A British bishop said he was relieved by the election defeat of political parties committed to liberalising Britain’s abortion laws, but he was “not particularly enthused” by the Conservative Party agenda.
In the December 12 general election, the Conservatives of Prime Minister Boris Johnson gained 47 seats, the largest increase for his party since Margaret Thatcher won a third term in 1987, giving him a Commons majority of 80 members of Parliament.
The opposition Labour Party suffered its worst defeat since 1935, and the Liberal Democrats, the third-largest party, gained only 11 seats.
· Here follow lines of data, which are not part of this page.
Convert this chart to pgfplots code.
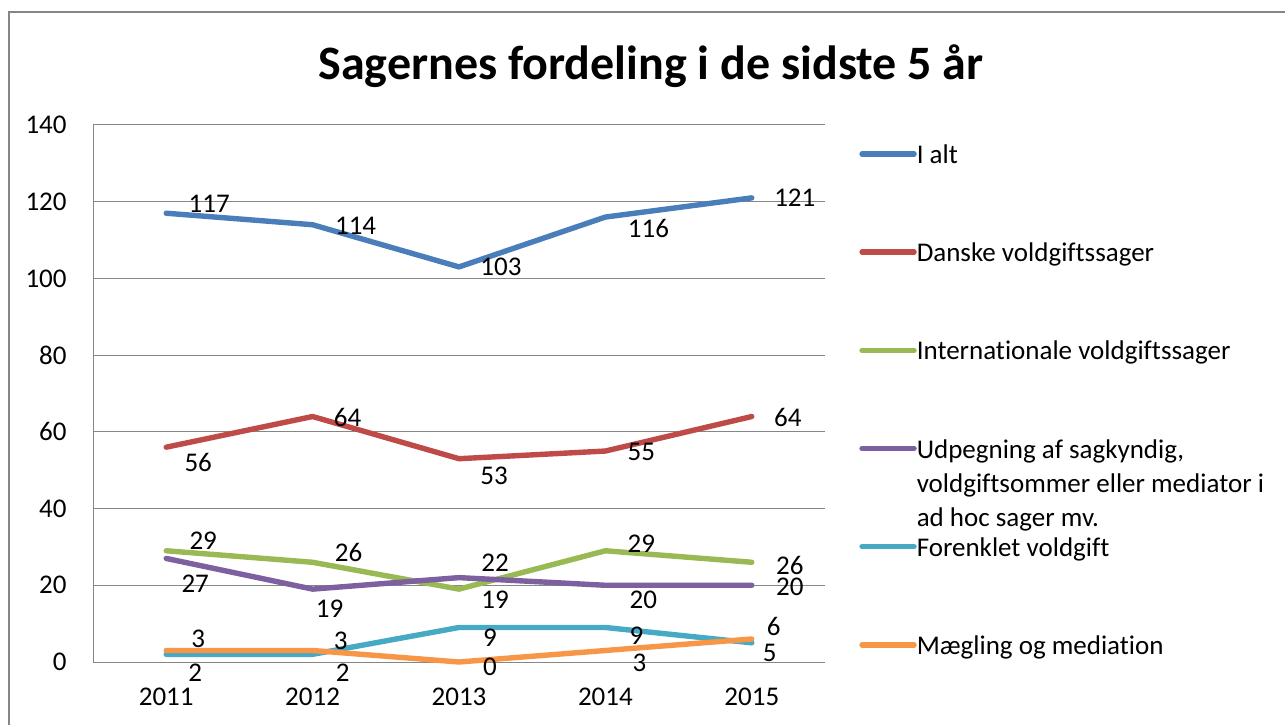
\documentclass[border=0pt]{standalone}
\usepackage{pgfplots}
\usepackage{pgfplotstable}
\pgfplotsset{compat=1.18}
\usepackage{fontspec}
\setmainfont{Carlito}[Ligatures={NoCommon}]
\definecolor{cBlue}{HTML}{4A7EBB}
\definecolor{cRed}{HTML}{BE4B48}
\definecolor{cGreen}{HTML}{98B954}
\definecolor{cPurple}{HTML}{7D60A0}
\definecolor{cTeal}{HTML}{46AAC5}
\definecolor{cOrange}{HTML}{F79646}
\definecolor{cGrid}{HTML}{868686}
\newcommand{\lf}{\fontsize{13.5}{16}\selectfont}

\pgfplotstableread{
x y dx dy
0 117 21.5 4.5
1 114 21.5 -0.5
2 103 21 0
3 116 21.5 -5.5
4 121 21.5 0
}\tIalt
\pgfplotstableread{
x y dx dy
0 56 16 -7.5
1 64 17.5 -0.5
2 53 17.5 -8.5
3 55 18 -0.5
4 64 18 -0.5
}\tDanske
\pgfplotstableread{
x y dx dy
0 29 18.5 5
1 26 18 5
2 19 18 -5.5
3 29 18 3.5
4 26 19 -1.5
}\tIntl
\pgfplotstableread{
x y dx dy
0 27 14.5 -12.5
1 19 8.5 -10
2 22 18 7.5
3 20 19 -7.5
4 20 19 -1
}\tUdp
\pgfplotstableread{
x y dx dy
0 2 14.5 -9
1 2 15 -9
2 9 15.5 -5
3 9 15.5 -4
4 5 9 -5
}\tForenklet
\pgfplotstableread{
x y dx dy
0 3 16 6
1 3 14 5
2 0 15.5 -2.5
3 3 17 -6
4 6 11 6.5
}\tMaegling

\begin{document}
\begin{tikzpicture}
\path[use as bounding box] (0,0) rectangle (642.5pt,362pt);
\draw[cGrid, line width=0.75pt] (4.5pt,-5pt) -- (4.5pt,356pt) -- (650pt,356pt);
\node[font=\fontsize{24}{28}\selectfont\bfseries] at (325.5pt,329pt) {Sagernes fordeling i de sidste 5 år};
\begin{axis}[
  at={(46.5pt,31pt)}, anchor=south west,
  scale only axis, width=366pt, height=268.5pt,
  xmin=-0.5, xmax=4.5, ymin=0, ymax=140,
  xtick={0,1,2,3,4}, xticklabels={2011,2012,2013,2014,2015},
  ytick={0,20,...,140},
  major tick length=0pt,
  axis x line*=bottom, axis y line*=left,
  axis line style={cGrid, line width=0.5pt, -},
  ymajorgrids, grid style={cGrid, line width=0.5pt},
  /pgf/number format/assume math mode=true,
  tick label style={font=\lf, text=black},
  yticklabel style={inner sep=0pt, anchor=east, xshift=-13pt},
  xticklabel style={inner sep=0pt, anchor=north, yshift=-13pt},
  clip=false,
  every axis plot/.append style={line width=2.7pt, line cap=round, line join=round, mark=none},
  nodes near coords,
  nodes near coords style={font=\lf, text=black, anchor=center, inner sep=0pt, xshift=\dx pt, yshift=\dy pt},
  visualization depends on={\thisrow{dx} \as \dx},
  visualization depends on={\thisrow{dy} \as \dy},
  legend image code/.code={\draw[#1, line width=2.7pt, line cap=round] (0pt,0pt) -- (26pt,0pt);},
  legend cell align=left,
  legend style={draw=none, fill=none, font=\lf, inner sep=0pt,
    nodes={inner sep=0pt}, column sep=0pt, row sep=36.6pt,
    at={(1.0464,0.9702)}, anchor=north west},
]
\addplot[cBlue] table[x=x, y=y] {\tIalt};
\addlegendentry{\raisebox{0pt}[11pt][3pt]{I alt}}
\addplot[cRed] table[x=x, y=y] {\tDanske};
\addlegendentry{\raisebox{0pt}[11pt][3pt]{Danske voldgiftssager}}
\addplot[cGreen] table[x=x, y=y] {\tIntl};
\addlegendentry{\raisebox{0pt}[11pt][3pt]{Internationale voldgiftssager}}
\addplot[cPurple] table[x=x, y=y] {\tUdp};
\addlegendentry{\raisebox{0pt}[11pt][3pt]{\parbox[t]{190pt}{\baselineskip=17pt Udpegning af sagkyndig,\\voldgiftsommer eller mediator i\\ad hoc sager mv.}}}
\addplot[cTeal] table[x=x, y=y] {\tForenklet};
\addlegendentry{\raisebox{0pt}[11pt][3pt]{Forenklet voldgift}}
\addplot[cOrange] table[x=x, y=y] {\tMaegling};
\addlegendentry{\raisebox{0pt}[11pt][3pt]{Mægling og mediation}}
\end{axis}
\end{tikzpicture}
\end{document}
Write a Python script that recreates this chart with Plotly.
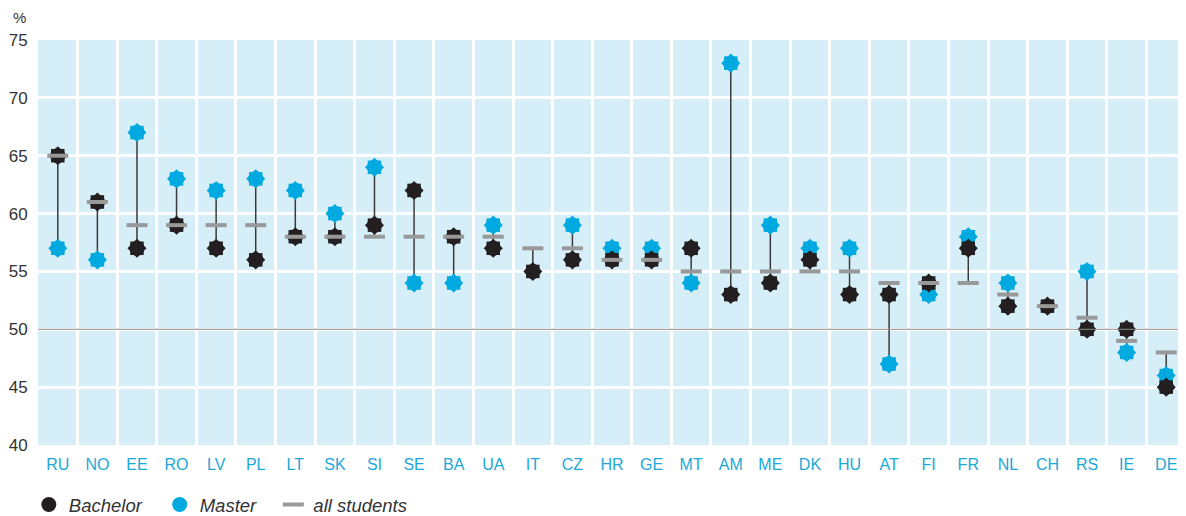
import plotly.graph_objects as go

countries = ["RU","NO","EE","RO","LV","PL","LT","SK","SI","SE","BA","UA","IT","CZ","HR","GE",
             "MT","AM","ME","DK","HU","AT","FI","FR","NL","CH","RS","IE","DE"]
bachelor = [65,61,57,59,57,56,58,58,59,62,58,57,55,56,56,56,57,53,54,56,53,53,54,57,52,52,50,50,45]
master   = [57,56,67,63,62,63,62,60,64,54,54,59,None,59,57,57,54,73,59,57,57,47,53,58,54,None,55,48,46]
all_students = [65,61,59,59,59,59,58,58,58,58,58,58,57,57,56,56,55,55,55,55,55,54,54,54,53,52,51,49,48]
y_ticks = [40,45,50,55,60,65,70,75]

BLACK = "#231f20"
BLUE = "#00a9e0"
GRAY = "#999999"
FONT = "Liberation Sans, Arial, sans-serif"

# connector segments (min to max of the three values for each country)
lx, ly = [], []
for c, b, m, a in zip(countries, bachelor, master, all_students):
    vals = [v for v in (b, m, a) if v is not None]
    lx += [c, c, None]
    ly += [min(vals), max(vals), None]

fig = go.Figure()
fig.add_trace(go.Scatter(x=lx, y=ly, mode="lines", line=dict(color="#3a3a3a", width=1.5),
                         showlegend=False, hoverinfo="skip"))

def star(y, color, name, legend_group, legend_id):
    # 8-point star built from a circle and two squares
    fig.add_trace(go.Scatter(x=countries, y=y, mode="markers", name=name, legendgroup=legend_group,
                             legend=legend_id,
                             marker=dict(symbol="circle", size=15, color=color, line=dict(width=0)),
                             showlegend=True))
    for ang in (0, 45):
        fig.add_trace(go.Scatter(x=countries, y=y, mode="markers", legendgroup=legend_group,
                                 marker=dict(symbol="square", size=13.5, angle=ang, color=color, line=dict(width=0)),
                                 showlegend=False, hoverinfo="skip"))

star(master, BLUE, "Master", "m", "legend2")
star(bachelor, BLACK, "Bachelor", "b", "legend")
fig.add_trace(go.Scatter(x=countries, y=all_students, mode="markers", name="all students", legend="legend3",
                         marker=dict(symbol="line-ew", size=15, line=dict(color=GRAY, width=4))))

fig.add_shape(type="line", xref="paper", yref="y", x0=0, x1=1, y0=50, y1=50,
              line=dict(color="#8a8a8a", width=1), layer="above")

leg_font = dict(size=18.5, color="#333333", family=FONT, style="italic")
def leg(x):
    return dict(orientation="h", x=x, xanchor="left", y=-0.148, yanchor="middle",
                font=leg_font, itemwidth=30, bgcolor="rgba(0,0,0,0)")

# page body has an 8px margin, so the figure is 8px smaller and offsets are compensated
fig.update_layout(
    width=1178, height=508,
    margin=dict(l=30, r=0, t=32, b=71, autoexpand=False),
    paper_bgcolor="white", plot_bgcolor="#d6eef7",
    font=dict(family=FONT, color="#333333"),
    legend=leg(-0.008), legend2=leg(0.106), legend3=leg(0.205),
    xaxis=dict(type="category", categoryorder="array", categoryarray=countries,
               tickson="boundaries", showgrid=True, gridcolor="white", gridwidth=3,
               ticks="", ticklabelstandoff=8,
               tickfont=dict(size=16, color="#1ba8d8"), showline=False, zeroline=False,
               range=[-0.5, len(countries) - 0.5]),
    yaxis=dict(range=[40, 75], tickvals=y_ticks, showgrid=True, gridcolor="white", gridwidth=3,
               tickfont=dict(size=17, color="#333333"), zeroline=False, showline=False,
               ticks="outside", ticklen=6, tickcolor="rgba(0,0,0,0)"),
    annotations=[dict(text="%", xref="paper", yref="paper", x=-0.016, y=1.0, yshift=23,
                      xanchor="center", yanchor="middle", showarrow=False,
                      font=dict(size=15, color="#333333", family=FONT))],
    showlegend=True,
)

fig.write_html("out.html")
Bishop Philip Egan of Portsmouth said he was relieved by the result because he had been “horrified” by manifesto promises made by the losing parties to strip criminal sanctions from the abortion law so that the procedure was available on demand.
The two parties had “an anti-life agenda, particularly on abortion, so I am delighted that that direction has been stopped,” he said.
However, Bishop Egan said he had concerns about social care of the most needy and noted that the “false anthropologies” underpinning the radical social policies of the other parties also were operative within the Conservative Party.
“You have got to be vigilant, because things are coming through the education authorities, the health service and the social services,” Bishop Egan said. “What was difficult was that the other parties had tuned into those ideologies and wanted to further them more.”